**Task requirements**. Retype word for word the first line of the listing and each line after it up to the line with "import seaborn as sns", with the pictures taken out.

....

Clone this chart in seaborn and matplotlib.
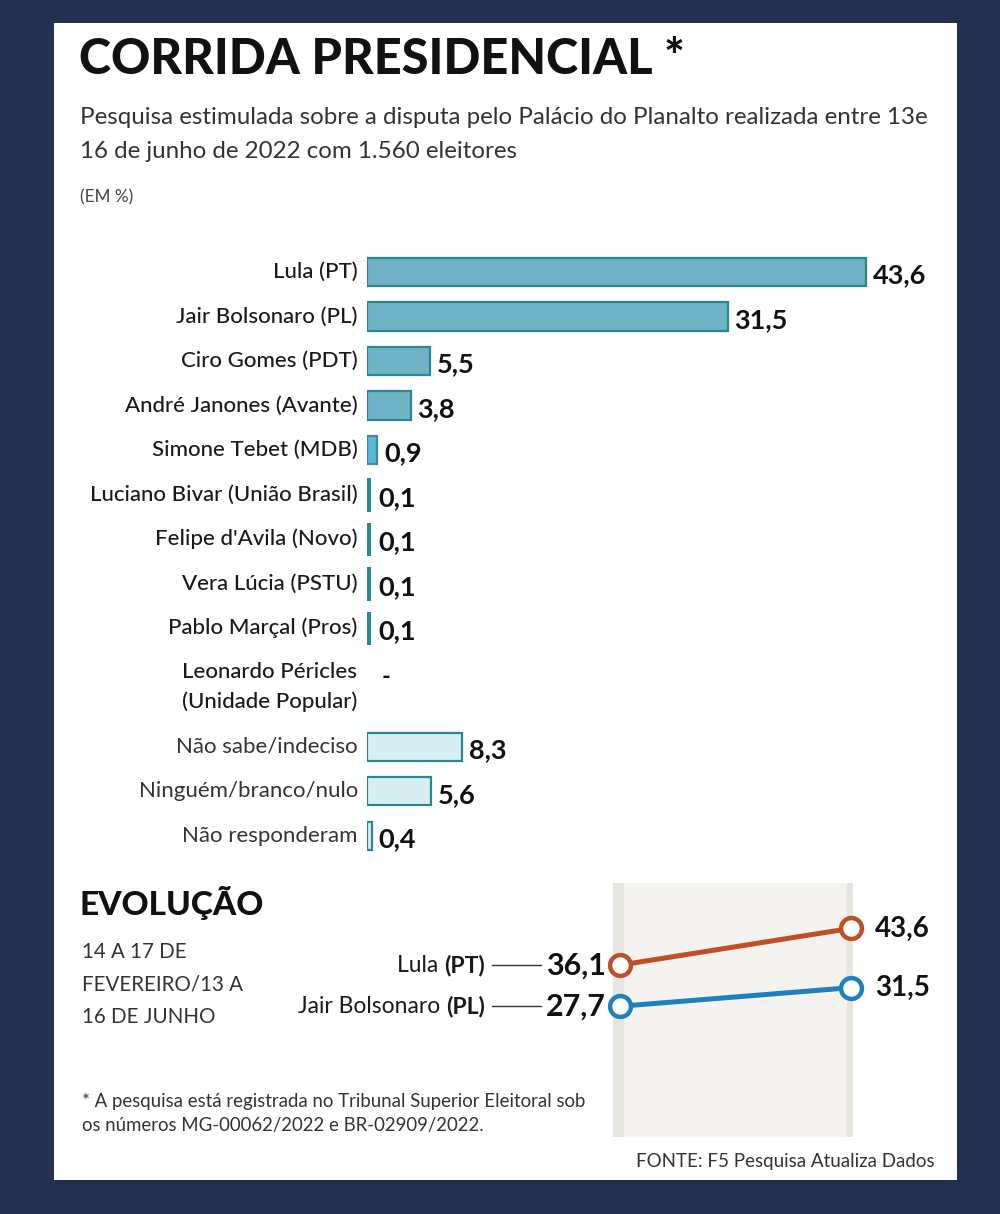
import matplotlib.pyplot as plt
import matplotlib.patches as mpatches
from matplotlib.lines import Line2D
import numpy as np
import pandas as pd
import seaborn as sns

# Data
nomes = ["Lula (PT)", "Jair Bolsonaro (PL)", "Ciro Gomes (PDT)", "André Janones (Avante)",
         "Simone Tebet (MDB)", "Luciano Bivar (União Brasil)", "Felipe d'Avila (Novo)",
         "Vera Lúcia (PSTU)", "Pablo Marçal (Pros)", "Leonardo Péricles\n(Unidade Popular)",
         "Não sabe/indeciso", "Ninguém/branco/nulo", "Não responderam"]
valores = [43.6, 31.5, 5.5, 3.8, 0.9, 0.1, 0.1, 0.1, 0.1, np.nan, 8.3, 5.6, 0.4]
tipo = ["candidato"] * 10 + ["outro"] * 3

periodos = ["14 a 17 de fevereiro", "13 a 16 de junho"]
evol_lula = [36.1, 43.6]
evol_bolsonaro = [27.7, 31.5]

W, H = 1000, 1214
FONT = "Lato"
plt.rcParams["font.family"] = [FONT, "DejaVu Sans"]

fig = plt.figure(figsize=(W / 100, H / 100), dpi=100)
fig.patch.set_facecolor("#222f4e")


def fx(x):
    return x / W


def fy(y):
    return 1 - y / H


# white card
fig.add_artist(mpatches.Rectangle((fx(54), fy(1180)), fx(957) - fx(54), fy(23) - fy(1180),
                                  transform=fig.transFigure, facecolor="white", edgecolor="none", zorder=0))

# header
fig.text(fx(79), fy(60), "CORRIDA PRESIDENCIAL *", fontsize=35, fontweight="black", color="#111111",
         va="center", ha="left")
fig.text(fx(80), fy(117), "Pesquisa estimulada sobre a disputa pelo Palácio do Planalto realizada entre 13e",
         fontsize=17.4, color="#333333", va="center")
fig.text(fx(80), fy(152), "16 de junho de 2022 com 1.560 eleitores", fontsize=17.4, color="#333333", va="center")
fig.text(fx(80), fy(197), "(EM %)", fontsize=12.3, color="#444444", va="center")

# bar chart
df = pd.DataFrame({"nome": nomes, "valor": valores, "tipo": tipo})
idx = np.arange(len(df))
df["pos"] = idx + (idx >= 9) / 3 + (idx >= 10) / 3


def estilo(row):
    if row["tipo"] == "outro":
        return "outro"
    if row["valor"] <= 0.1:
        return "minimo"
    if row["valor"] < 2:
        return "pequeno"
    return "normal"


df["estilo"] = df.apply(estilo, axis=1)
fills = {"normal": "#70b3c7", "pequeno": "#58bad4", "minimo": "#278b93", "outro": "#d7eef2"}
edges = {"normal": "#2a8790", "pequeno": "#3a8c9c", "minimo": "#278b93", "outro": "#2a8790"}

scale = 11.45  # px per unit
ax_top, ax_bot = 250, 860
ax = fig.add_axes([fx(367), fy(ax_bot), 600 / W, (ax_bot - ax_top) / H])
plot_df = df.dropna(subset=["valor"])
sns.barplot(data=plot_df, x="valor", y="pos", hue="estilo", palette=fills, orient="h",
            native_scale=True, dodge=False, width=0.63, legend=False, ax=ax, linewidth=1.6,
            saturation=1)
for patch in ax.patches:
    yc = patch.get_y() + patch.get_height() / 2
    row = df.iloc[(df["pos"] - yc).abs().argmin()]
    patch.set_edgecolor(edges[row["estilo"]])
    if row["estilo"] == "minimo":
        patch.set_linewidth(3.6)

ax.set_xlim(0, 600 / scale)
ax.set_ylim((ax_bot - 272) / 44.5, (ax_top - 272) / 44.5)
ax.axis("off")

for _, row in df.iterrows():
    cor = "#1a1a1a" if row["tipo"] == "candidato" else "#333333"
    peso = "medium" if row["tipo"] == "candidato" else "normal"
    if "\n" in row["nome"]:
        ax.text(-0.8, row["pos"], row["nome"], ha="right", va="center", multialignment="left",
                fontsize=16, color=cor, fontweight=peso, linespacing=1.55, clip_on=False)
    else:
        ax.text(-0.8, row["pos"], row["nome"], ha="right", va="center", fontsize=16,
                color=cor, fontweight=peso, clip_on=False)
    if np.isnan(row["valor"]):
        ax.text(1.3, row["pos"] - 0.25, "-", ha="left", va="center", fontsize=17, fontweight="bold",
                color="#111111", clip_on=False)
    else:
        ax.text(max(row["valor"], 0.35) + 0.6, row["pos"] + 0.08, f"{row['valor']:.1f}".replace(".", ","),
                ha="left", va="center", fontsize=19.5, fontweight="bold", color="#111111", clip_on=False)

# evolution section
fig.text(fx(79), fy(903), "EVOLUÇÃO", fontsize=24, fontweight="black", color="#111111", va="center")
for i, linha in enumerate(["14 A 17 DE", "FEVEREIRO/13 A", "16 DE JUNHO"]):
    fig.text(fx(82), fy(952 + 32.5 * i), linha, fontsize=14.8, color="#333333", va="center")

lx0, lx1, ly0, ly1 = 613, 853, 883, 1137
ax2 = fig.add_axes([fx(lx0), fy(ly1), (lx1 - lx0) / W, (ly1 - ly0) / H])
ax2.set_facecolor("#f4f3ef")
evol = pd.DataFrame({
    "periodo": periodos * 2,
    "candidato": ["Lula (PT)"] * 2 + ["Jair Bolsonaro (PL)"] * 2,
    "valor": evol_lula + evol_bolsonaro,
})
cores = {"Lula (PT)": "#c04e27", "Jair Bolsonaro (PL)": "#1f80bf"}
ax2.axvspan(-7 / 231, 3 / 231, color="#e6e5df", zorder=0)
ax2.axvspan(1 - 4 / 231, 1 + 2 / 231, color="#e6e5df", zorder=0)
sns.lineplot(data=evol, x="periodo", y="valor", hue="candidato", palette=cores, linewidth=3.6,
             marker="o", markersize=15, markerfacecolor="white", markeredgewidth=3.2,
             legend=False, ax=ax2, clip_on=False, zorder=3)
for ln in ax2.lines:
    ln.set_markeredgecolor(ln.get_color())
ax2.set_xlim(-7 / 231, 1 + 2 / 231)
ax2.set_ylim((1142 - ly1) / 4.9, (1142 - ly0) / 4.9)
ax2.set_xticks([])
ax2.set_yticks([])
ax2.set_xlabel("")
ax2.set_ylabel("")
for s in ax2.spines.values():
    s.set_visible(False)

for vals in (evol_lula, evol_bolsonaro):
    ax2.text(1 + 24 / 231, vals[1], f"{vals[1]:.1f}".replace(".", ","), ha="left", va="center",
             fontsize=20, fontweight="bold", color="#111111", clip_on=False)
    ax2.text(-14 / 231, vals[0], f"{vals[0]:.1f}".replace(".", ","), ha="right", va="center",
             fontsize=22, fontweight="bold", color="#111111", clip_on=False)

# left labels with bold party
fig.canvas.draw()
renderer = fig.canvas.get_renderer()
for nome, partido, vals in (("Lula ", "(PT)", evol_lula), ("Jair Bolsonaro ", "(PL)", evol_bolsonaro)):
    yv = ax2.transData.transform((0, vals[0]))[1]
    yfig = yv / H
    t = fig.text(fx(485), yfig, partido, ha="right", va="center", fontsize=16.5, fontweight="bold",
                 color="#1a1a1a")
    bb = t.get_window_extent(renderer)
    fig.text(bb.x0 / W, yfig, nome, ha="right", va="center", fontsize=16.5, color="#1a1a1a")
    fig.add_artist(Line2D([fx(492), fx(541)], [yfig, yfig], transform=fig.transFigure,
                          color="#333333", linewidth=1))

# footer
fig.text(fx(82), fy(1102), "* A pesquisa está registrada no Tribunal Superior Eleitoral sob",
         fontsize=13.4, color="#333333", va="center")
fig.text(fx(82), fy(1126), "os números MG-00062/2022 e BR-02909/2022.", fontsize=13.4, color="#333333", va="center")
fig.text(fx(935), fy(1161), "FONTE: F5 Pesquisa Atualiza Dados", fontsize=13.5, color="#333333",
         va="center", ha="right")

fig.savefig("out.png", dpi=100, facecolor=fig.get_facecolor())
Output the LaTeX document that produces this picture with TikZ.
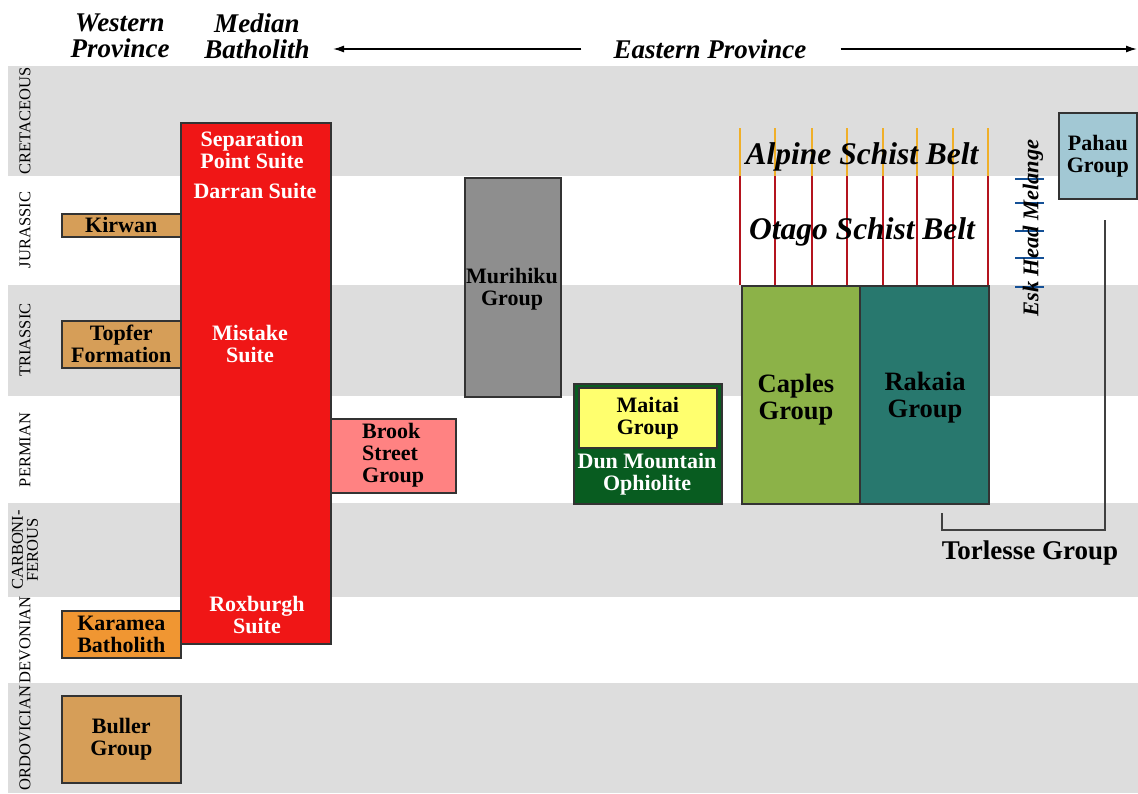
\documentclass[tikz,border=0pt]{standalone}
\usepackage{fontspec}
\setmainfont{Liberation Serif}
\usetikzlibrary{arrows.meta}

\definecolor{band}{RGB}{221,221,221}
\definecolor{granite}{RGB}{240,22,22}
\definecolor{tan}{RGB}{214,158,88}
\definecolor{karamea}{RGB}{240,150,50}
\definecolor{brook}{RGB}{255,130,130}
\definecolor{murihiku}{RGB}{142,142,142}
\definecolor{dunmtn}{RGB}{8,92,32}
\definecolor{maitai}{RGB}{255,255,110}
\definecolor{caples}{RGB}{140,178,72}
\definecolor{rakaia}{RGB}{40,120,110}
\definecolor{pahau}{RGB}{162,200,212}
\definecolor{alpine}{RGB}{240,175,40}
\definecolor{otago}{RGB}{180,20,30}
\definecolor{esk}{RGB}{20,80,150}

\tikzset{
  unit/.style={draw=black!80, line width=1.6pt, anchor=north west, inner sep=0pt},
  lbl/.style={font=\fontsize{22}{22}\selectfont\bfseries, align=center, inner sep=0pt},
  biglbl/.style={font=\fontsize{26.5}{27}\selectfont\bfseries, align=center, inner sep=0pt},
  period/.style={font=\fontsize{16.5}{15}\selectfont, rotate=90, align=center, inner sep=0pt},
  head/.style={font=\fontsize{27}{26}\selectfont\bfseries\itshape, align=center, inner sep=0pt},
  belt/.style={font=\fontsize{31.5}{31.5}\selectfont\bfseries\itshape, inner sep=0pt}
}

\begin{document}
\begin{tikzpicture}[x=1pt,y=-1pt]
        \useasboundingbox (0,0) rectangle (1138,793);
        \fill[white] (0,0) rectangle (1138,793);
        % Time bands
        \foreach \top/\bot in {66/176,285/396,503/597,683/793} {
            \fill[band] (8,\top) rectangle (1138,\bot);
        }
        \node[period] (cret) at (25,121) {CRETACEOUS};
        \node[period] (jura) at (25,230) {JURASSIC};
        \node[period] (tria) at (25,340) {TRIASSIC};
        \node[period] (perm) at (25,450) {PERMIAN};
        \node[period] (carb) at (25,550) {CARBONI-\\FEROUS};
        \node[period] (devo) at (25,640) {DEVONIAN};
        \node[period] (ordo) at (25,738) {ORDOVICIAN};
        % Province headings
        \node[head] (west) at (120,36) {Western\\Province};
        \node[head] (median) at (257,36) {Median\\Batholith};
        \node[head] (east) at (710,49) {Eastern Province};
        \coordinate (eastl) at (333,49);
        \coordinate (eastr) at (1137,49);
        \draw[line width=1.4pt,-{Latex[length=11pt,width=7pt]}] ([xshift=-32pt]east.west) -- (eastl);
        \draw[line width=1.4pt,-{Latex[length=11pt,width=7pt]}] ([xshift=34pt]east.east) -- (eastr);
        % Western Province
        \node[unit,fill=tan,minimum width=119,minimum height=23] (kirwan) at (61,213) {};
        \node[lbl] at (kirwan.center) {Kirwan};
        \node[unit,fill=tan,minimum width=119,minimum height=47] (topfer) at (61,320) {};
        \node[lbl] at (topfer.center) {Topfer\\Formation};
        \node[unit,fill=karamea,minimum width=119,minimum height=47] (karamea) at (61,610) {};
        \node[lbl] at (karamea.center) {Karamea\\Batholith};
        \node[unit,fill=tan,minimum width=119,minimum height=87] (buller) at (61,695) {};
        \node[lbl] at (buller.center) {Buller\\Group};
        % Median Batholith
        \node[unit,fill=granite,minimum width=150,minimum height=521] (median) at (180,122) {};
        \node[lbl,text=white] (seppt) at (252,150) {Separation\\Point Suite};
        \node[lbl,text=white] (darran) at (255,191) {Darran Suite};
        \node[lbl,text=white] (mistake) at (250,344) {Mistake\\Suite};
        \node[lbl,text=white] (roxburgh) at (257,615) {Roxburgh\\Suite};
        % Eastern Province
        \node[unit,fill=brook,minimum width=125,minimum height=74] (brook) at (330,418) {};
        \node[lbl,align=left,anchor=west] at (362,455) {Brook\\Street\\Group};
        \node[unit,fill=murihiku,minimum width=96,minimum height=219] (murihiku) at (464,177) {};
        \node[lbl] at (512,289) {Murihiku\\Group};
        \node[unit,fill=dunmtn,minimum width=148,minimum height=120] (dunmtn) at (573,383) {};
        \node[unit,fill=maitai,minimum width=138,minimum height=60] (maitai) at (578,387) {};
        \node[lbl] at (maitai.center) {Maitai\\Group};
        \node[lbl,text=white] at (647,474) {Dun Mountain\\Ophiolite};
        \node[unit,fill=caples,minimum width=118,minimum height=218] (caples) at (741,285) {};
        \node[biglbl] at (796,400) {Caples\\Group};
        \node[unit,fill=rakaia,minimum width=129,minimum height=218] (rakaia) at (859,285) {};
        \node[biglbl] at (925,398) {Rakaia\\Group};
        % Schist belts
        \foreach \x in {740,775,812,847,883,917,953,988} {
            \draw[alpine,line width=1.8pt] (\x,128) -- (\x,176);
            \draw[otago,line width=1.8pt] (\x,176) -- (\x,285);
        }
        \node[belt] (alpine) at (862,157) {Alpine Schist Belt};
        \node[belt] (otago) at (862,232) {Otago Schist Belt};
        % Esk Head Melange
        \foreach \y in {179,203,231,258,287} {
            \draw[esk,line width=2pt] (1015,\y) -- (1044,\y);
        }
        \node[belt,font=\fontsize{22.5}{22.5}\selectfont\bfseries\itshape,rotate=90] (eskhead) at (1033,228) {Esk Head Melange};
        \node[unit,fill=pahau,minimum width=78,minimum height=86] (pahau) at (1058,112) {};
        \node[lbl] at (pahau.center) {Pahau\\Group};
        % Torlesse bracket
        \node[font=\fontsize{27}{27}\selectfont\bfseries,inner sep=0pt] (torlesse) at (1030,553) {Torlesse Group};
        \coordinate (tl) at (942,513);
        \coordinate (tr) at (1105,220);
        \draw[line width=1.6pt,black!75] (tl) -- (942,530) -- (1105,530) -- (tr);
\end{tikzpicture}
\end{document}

....

**Solved problem**.
Clone this chart in seaborn and matplotlib.
import matplotlib.pyplot as plt
import matplotlib.patches as mpatches
from matplotlib.lines import Line2D
import numpy as np
import pandas as pd
import seaborn as sns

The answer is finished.